The Particular Sadness of Lemon Cake is quite opposite, and while I think the premise is really, really fascinating, the book sort of left me. The book I wanted to read was about Rose having this affliction, coming to terms with it in her own way, and either realizing she must do the same with her family or attempt to change her life. The book I read became more and more odd and muddled when Rose’s brother is not just disappearing from his apartment but apparently from the universe as well. Though there are hints to this effect as you read, the scenes where it is realized are creepy and really out there. While Rose’s odd taste certainly requires a temporary suspension of disbelief, Joseph’s skill is scientific. The two are at odds, so while I was cognizant of accepting one, I really couldn’t accept the other.

Bender is an incredibly talented writer, but I have to wonder if I just missed something or if the book really did end that much out in left field.

So this book made me go hmm, but not in an altogether bad way. The more I read, though, the more I wish there were elements of books that were left out or changed to make an odd book a truly great one.

Have you read this one? Or do you have any books that make you go hmmm?

Other reviews:
Fat Books Thin Women
Book Chatter
Katie’s Book Blog
Pop Culture Nerd

  • I haven’t read this book, but I have heard mixed things about it.

    I did have to stop by though to say…love this song!

    • Haha! Me too. Brings me back. ๐Ÿ˜‰

  • I think the book did end out way out in left field. The more I think back on this novel, the more I’m baffled by the story of Rose’s brother…I mean, turning into a CHAIR? The whole thing was just weird, and seemed not as carefully done as Rose’s story. I think that, as you write, the story became more muddled as Bender shifted away from Rose to Rose’s brother.

    • I KNOW! It was just so incredibly odd in an already-odd story. The more I saw it going in that direction, the more worried I became.

  • Laura Rowsell

    I was baffled by this book! Completely baffled! Cause I was all into the premise of it, but the execution just didn’t work at all for me. It was like Bender had this interesting idea, and then had no idea what to do with it at all so it just went all over the place. Yeah, I really didn’t like it because of that.

    • I agree. I think the initial idea was so cool. It’s books like this that make me really want to sit down and ask the author – where did this come from? For the most part, I don’t like author interviews, but I would be interested to know where Joseph and his abilities came from.

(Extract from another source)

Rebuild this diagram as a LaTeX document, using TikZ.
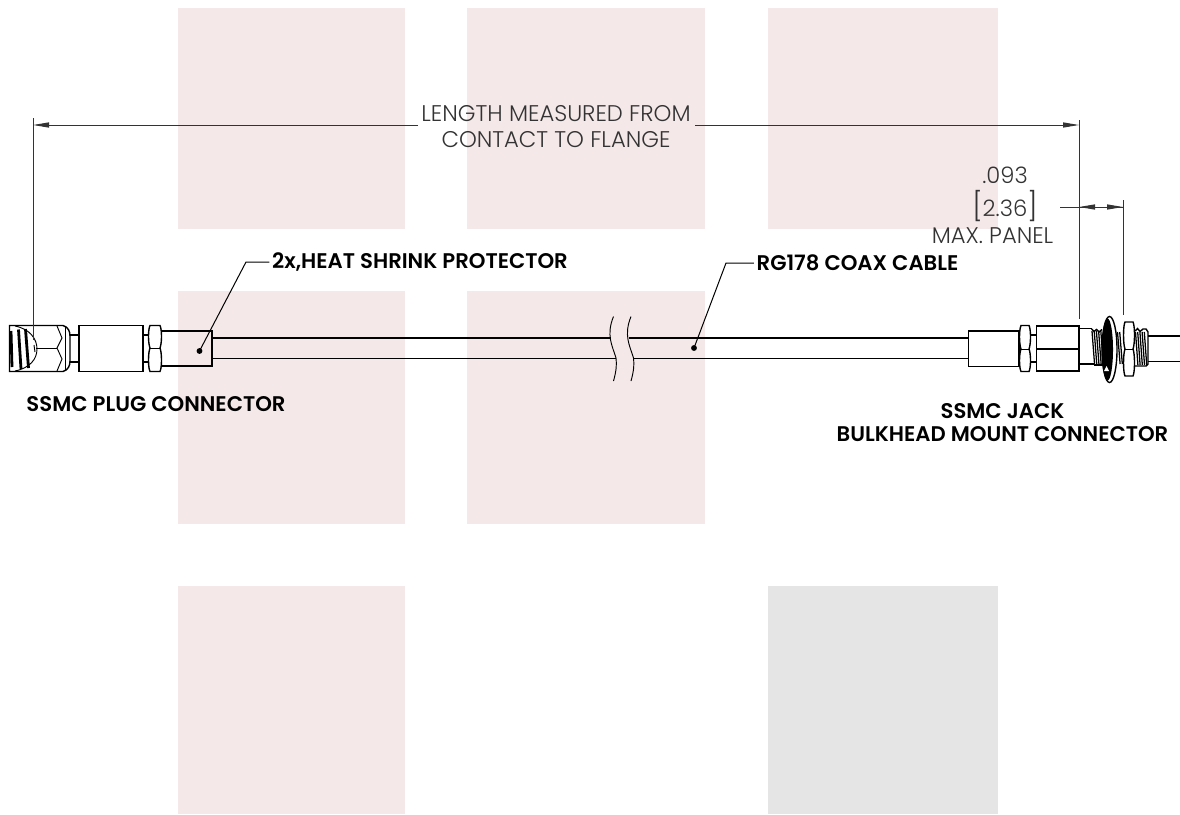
\documentclass[tikz,border=0pt]{standalone}
\usepackage{fontspec}
\usetikzlibrary{arrows.meta}
\newfontfamily\gothic{Poppins}
\newfontfamily\gothicb{Poppins SemiBold}
\newfontfamily\gothicl{Poppins Light}
\definecolor{pinkblock}{HTML}{F4E8E8}
\definecolor{grayblock}{HTML}{E5E5E5}
\definecolor{dimtext}{HTML}{333333}
\tikzset{
  block/.style={fill=pinkblock,draw=none},
  part/.style={draw=black,line width=1.05pt,fill=none},
  whitepart/.style={draw=black,line width=1.05pt,fill=white},
  thin part/.style={draw=black,line width=0.7pt},
  threadline/.style={draw=black,line width=0.95pt},
  dimline/.style={draw=black!80,line width=0.75pt},
  dimtip/.style={-{Stealth[length=12pt,width=3.8pt,inset=0pt]}},
  leader/.style={draw=black,line width=0.75pt},
  dotmark/.style={circle,fill=black,inner sep=0pt,minimum size=4.4pt},
  boldlabel/.style={font=\gothicb\fontsize{15.9}{15.9}\selectfont,text=black,inner sep=0pt,align=center},
  dimlabel/.style={font=\gothicl\fontsize{17}{19}\selectfont,text=dimtext,inner sep=0pt,align=center},
}
\newcommand{\hexlobes}[5]{% x-left x-right top mid bottom
  \draw[part] (#1+2,#3) -- (#2-2,#3) .. controls (#2,#3+4) and (#2,#4-5) .. (#2-2,#4) .. controls (#2,#4+5) and (#2,#5-4) .. (#2-2,#5) -- (#1+2,#5) .. controls (#1,#5-4) and (#1,#4+5) .. (#1+2,#4) .. controls (#1,#4-5) and (#1,#3+4) .. (#1+2,#3) -- cycle;
  \draw[thin part] (#1+2,#4) -- (#2-2,#4);
}
\begin{document}
\begin{tikzpicture}[x=0.75pt,y=-0.75pt]
\useasboundingbox (0,0) rectangle (1180,814);
% background blocks
\fill[block] (178,8) rectangle (405,229);
\fill[block] (467,8) rectangle (705,229);
\fill[block] (768,8) rectangle (998,229);
\fill[block] (178,291) rectangle (405,524);
\fill[block] (467,291) rectangle (705,524);
\fill[block] (178,586) rectangle (405,814);
\fill[grayblock] (768,586) rectangle (998,814);

% cable
\draw[part] (212,338) -- (610.5,338) (628.5,338) -- (968,338);
\draw[part] (212,358.5) -- (616,358.5) (634,358.5) -- (968,358.5);
\draw[thin part] (613.5,316.5) .. controls (606,335) and (612,345) .. (616,358) .. controls (617,365) and (616,372) .. (613.5,381);
\draw[thin part] (631,316.5) .. controls (623.5,335) and (629.5,345) .. (633.5,358) .. controls (634.5,365) and (633.5,372) .. (631,381);

% plug connector
\draw[part] (9.5,325.5) -- (63,325.5) .. controls (68,327) and (70,331) .. (70,336) -- (70,361) .. controls (70,366) and (68,370) .. (63,371.5) -- (9.5,371.5) -- cycle;
\draw[thin part] (65,327) -- (65,370);
\draw[thin part] (15,326) .. controls (30,329) and (37,339) .. (37,349) .. controls (37,359) and (30,368) .. (15,371);
\draw[thin part] (57,326) -- (62,338) -- (57,348) -- (62,359) -- (57,371);
\draw[thin part] (36,348) -- (57,348);
\draw[line width=2.1pt] (11,331) -- (12,367);
\draw[line width=2.1pt] (18.5,329.5) -- (21,369);
\draw[line width=2.1pt] (25.5,329) -- (28.5,368);
\draw[thin part] (34,345) -- (35,352);
\draw[part] (70,335) -- (79,335) (70,362) -- (79,362);
\draw[part] (79,325.5) rectangle (143,371.5);
\draw[part] (143,335) -- (148,335) (143,362) -- (148,362);
\hexlobes{148}{162}{325.5}{348}{371.5}
\draw[part] (162,331) -- (212,331) -- (212,366) -- (162,366);

% jack connector
\draw[part] (968.5,331) rectangle (1019,366.5);
\hexlobes{1019}{1031}{325.5}{349}{371.5}
\draw[part] (1031,335) -- (1036.5,335) (1031,362) -- (1036.5,362);
\draw[part] (1036.5,326) rectangle (1079,371);
\draw[part] (1036.5,349) -- (1079,349);
\draw[part] (1079,328.5) -- (1092,328.5) (1079,364) -- (1094,364);
% threads left of the washer
\foreach \tx in {1092,1094.2,...,1101}{
  \draw[threadline] (\tx,331) -- (\tx+2.6,365);
}
\draw[part] (1091.5,329) -- (1094,331.5) -- (1096.5,329.5) -- (1099,332) -- (1102,329.5);
\draw[part] (1094,365) -- (1103,365);
% washer
\draw[whitepart] (1109.5,349.5) ellipse [x radius=7.5,y radius=33];
\fill[black] (1107.5,349.5) ellipse [x radius=5.5,y radius=31];
\fill[white] (1106.5,366) -- (1104,371) -- (1109,371) -- cycle;
% threads between washer and nut
\foreach \tx in {1117.5,1119.7}{
  \draw[threadline] (\tx,332) -- (\tx+2.6,364);
}
% nut
\hexlobes{1123}{1135}{322}{349}{376}
% threads right of the nut
\foreach \tx in {1135.5,1137.7,...,1146}{
  \draw[threadline] (\tx,332) -- (\tx+2.4,365);
}
\draw[part] (1135,331) -- (1137.5,328.5) -- (1140,331.5) -- (1143,329) -- (1146,329) -- (1148,332) -- (1148,364) -- (1146,366) -- (1135,366);
\draw[part] (1148,336) -- (1180,336) (1148,361.5) -- (1180,361.5);

% texts
\node[dimlabel] (lenlabel) at (556,126.5) {LENGTH MEASURED FROM\\[1pt]CONTACT TO FLANGE};
\node[dimlabel] (panel) at (1005,175) {.093};
\node[dimlabel] (panelb) at (1005,206) {\fontsize{21}{21}\selectfont[\fontsize{17}{19}\selectfont 2.36\fontsize{21}{21}\selectfont]};
\node[dimlabel] (panelc) at (992.5,236) {MAX. PANEL};
\node[boldlabel] (hs) at (420,262) {2x,HEAT SHRINK PROTECTOR};
\node[boldlabel] (rg) at (857.5,263) {RG178 COAX CABLE};
\node[boldlabel] (plug) at (156,404) {SSMC PLUG CONNECTOR};
\node[boldlabel] (jack) at (1002.5,422.5) {SSMC JACK\\[1pt]BULKHEAD MOUNT CONNECTOR};

% dimension lines
\coordinate (extLtop) at (33,118);
\coordinate (extLbot) at (33,340);
\coordinate (extRtop) at (1079,120);
\coordinate (extRbot) at (1079,319);
\coordinate (extPtop) at (1123,200);
\coordinate (extPbot) at (1123,315);
\coordinate (dimL) at (33,125);
\coordinate (dimR) at (1079,125);
\coordinate (sTail) at (1060,207);
\coordinate (sA) at (1079,207);
\coordinate (sB) at (1123,207);
\coordinate (sMidA) at (1096,207);
\coordinate (sMidB) at (1107,207);
\draw[dimline] (extLtop) -- (extLbot);
\draw[dimline] (extRtop) -- (extRbot);
\draw[dimline] (extPtop) -- (extPbot);
\draw[dimline,dimtip] (418,125) -- (dimL);
\draw[dimline,dimtip] (695,125) -- (dimR);
\draw[dimline] (sTail) -- (sB);
\draw[dimline,dimtip] (sMidA) -- (sA);
\draw[dimline,dimtip] (sMidB) -- (sB);

% leaders
\node[dotmark] (dotA) at (199.5,351) {};
\node[dotmark] (dotB) at (694,348) {};
\coordinate (kneeA) at (246,262);
\coordinate (kneeB) at (726,263);
\draw[leader,shorten >=2pt] (dotA.center) -- (kneeA) -- (hs.west);
\draw[leader,shorten >=2pt] (dotB.center) -- (kneeB) -- (rg.west);
\end{tikzpicture}
\end{document}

    A friend and I read it at the same time and she did t like it as much as I did because she he never encountered Magical Realism before. But I did appreciate how Rose’s voice evolved as she got older.

    • Yeah – and I didn’t even mention the magical realism because once you add Joseph to the mix, I’m not sure what exactly you have. Glad you enjoyed it, though.

  • I read this book last summer and really loved it. I’d read Aimee Bender’s short stories before and had the privilege of listening to her give a talk/reading at my school. She really is a wonderful writer. But I suppose I’m quite biased towards magical realism. I agree the ending was a little strange, but that’s very Aimee Bender-she’s not afraid to smack you in the face with something that’s out of the box (e.g. see her story about the little man/big man “End of the Line” *note this story is pretty graphic/disturbing/not pg-13).

    • Thanks for stopping by and commenting, Shannon! I, too, really enjoy magical realism, but as I mentioned to someone else who commented, the end felt like magical realism joined with science, and it just didn’t work for me.

      I definitely want to read more from her, though, as I’ve heard her short stories are great. Thanks for the rec!

  • Yvette

    Oh for sure, Jenn. I always go ‘..hmmmm…..!’ when I’m reading anything by China Mieville – but I go on reading him anyway. I love his rampaging imagination.

    This doesn’t sound like the sort of book I’d ordinarily pick up and read, but maybe I’ll take a look just to be perverse. ๐Ÿ™‚

    I like magical realism if written very well.

    • I keep trying to pick up his books at the library. They’re ALWAYS checked out. Hmm. I’ll definitely have to keep trying.

  • Sheila (Book Journey)

    I picked this one up a few months ago and I still havent finished it. Flat is a good word for what I read of it… I just was not connecting.

    • Sheila – I can definitely see why you would feel that way. It’s hard for me to describe, but the writing did sort of feel detached, almost observatory the way Rose tells it. Which makes sense in part because of what she’s going through. She feels like an observer rather than a member of her family. Interesting.

  • I read this last year, and I agree–it’s a bit strange, but it’s really interesting. I still puzzle over the bit about Rose’s brother and can’t quite decide how I feel about it. But I thought that the premise was fascinating and really enjoyed the book–it wasn’t at all what I expected.

    • It IS interesting. That’s why I didn’t want to reflect on it negatively. It was strange but also really wonderful at parts.

  • Diana

    Your review of this book said exactly what I have been thinking. I read this book about a year ago, and it still creeps into my memory. This book also made me go “hmmm”. I loved the idea of Rose being able to “taste” what someone was feeling by eating what they baked. As I read, I just couldn’t wrap my head around Rose’s brother. His character was a bit disturbing and the ending left me perplexed. Like you, I don’t think I totally disliked this book, the ending was just “What? Did I just read that??” Hmmm…..

    • It’s an odd experience to think so much about a book but not really know where you stand. Like you, I really loved the idea behind Rose. Just an odd, odd book.